§ **Task to complete**: In the listing below, identify each line with the word "matplotlib" and return those lines.
— begin Source excerpt —
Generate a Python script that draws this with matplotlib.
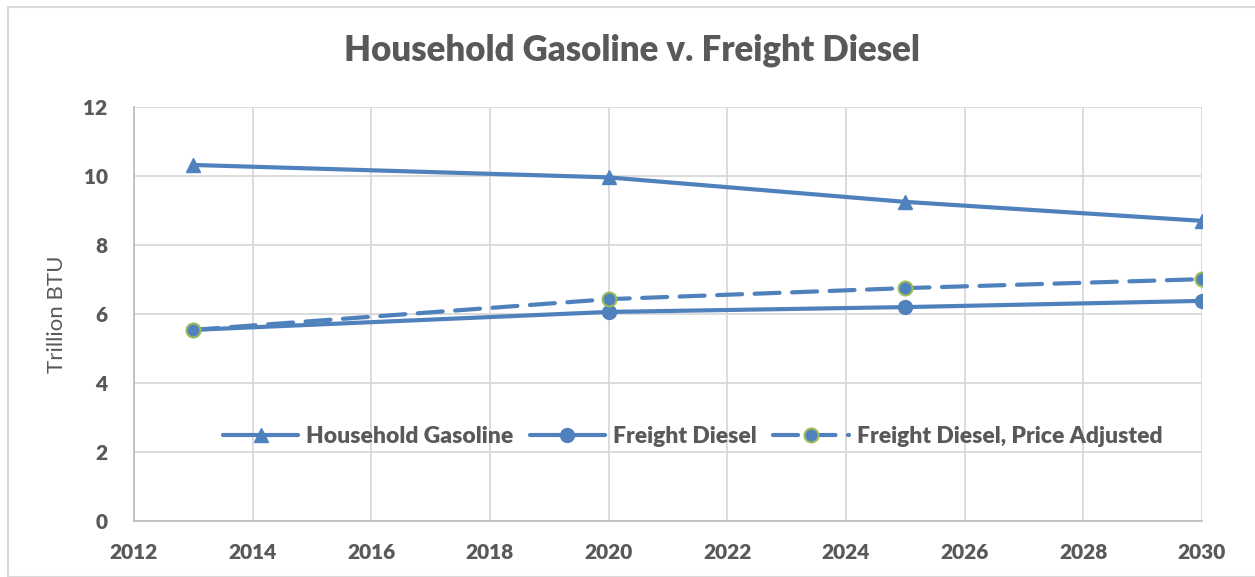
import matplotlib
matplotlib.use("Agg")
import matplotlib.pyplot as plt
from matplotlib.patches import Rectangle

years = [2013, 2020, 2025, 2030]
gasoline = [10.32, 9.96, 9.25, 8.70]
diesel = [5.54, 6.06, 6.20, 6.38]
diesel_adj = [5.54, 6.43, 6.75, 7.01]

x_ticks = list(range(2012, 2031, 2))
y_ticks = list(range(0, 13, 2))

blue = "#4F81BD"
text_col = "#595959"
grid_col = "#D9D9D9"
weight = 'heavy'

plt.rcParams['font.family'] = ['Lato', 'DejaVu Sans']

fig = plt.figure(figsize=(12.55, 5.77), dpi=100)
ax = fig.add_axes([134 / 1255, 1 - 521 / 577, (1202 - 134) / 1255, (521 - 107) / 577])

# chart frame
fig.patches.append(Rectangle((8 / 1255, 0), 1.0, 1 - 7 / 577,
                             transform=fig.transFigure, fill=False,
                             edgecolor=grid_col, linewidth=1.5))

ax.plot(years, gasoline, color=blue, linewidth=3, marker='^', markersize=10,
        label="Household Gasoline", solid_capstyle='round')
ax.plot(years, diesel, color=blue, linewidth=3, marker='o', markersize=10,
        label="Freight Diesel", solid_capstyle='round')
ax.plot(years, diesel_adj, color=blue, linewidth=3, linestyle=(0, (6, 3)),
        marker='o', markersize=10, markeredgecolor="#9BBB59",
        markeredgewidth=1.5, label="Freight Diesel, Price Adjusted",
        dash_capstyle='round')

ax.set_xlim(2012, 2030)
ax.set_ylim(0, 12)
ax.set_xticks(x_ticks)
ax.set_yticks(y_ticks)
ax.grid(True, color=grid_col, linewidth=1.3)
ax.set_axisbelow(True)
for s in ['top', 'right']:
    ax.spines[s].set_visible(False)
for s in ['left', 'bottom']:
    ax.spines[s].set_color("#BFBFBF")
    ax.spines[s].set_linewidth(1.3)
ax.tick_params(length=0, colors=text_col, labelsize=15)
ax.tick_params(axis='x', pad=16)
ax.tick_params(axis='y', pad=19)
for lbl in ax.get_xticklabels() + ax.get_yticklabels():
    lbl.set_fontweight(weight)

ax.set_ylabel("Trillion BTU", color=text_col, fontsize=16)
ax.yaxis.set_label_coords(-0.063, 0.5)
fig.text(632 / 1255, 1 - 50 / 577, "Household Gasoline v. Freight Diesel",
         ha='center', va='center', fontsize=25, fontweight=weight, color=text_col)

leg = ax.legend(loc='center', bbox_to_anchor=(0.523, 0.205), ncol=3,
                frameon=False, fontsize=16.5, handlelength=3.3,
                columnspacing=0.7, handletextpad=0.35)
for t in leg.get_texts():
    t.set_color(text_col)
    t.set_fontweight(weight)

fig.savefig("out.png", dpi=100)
— end Source excerpt —
§ **Exercise result**:
Generate a Python script that draws this with matplotlib.
import matplotlib
matplotlib.use("Agg")
import matplotlib.pyplot as plt
from matplotlib.patches import Rectangle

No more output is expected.